Monday, January 18, 2010

What Is More Important Than Being Right In Investing?

Here is a list of the major methods of trading or investing:

  • Trend following – If you buy what’s going up, it will probably continue.

  • Value Investing – Buy what’s undervalued because it will eventually become overvalued.

  • Seasonality – The market tends to show seasonal patterns that you can capitalize upon.

  • Band Trading – It’s possible to draw bands to describe the nature of an investment. Those bands will allow you to sell when the price gets too high and buy when it gets too low.

  • Elliot Wave – The market moves in a sequence of five waves up and three waves down, and if you can understand the various levels to this, you can predict tops and bottoms.

There is a multitude of other strategies, but can you notice the relation between all of the above? Every investment method or strategy has its main focus on predicting. Predicting and speculation is what most people believe investing is about, and that is where they place most of there focus. For example, if you are a trend follower, you are predicting that the trend will continue in a certain direction. If you are a value investor/trader you are predicting that what’s undervalued will go up eventually.

However, observing the track record of some of the worlds greatest investors and richest men who use these methods, you will find that investing is not about predicting. These major players often have a winning trade or investment percentage of less than 50%. This means less than half of all investments or trades they make turn into a profit.

So how do they generate consistent double-digit returns year after year, sometimes even several hundred percent returns is they are loosing more trades/investments than they are winning?

It is because they cut their losses short, let profits run, and implement rigorous risk management. It is ultimately the risk management that separates the great investors from the bad. Their has literally been fortunes made on using astronomy (star alignments) for taking investments/trades, but what made the fortune was that they implemented sound risk management.

I have yet to hear anyone say, “I don’t make money picking stocks – I make money by cutting my losses short and letting my profits run. And more importantly, I meet my investment objectives through the judicious use of position sizing.”

Ultimately, it really does not matter what criteria/strategy you use for picking your trades or investments. That is only a small part towards the start of real investment success. What’s really critical is that you understand that you make money by cutting losses short, letting profits run, and employing risk management.

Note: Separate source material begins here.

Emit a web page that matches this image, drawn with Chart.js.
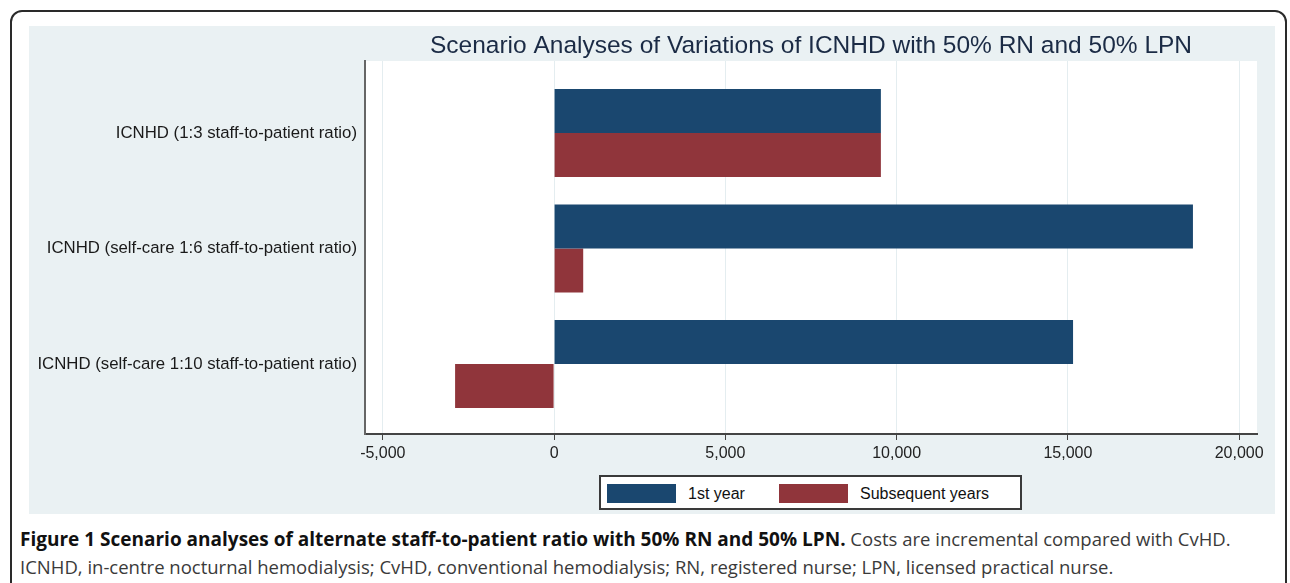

Understand the concepts of position sizing, margin requirements, the max loss you would accept in a given amount of time, the concept of stop losses, and other risk management methodology such as the Kelly Criterion, Variance, Standard Deviation,, and volatility. You do not have to learn all risk management, but just a few. Remember, that the criteria you use for getting in to an investment is not the only thing you should consider when finally entering.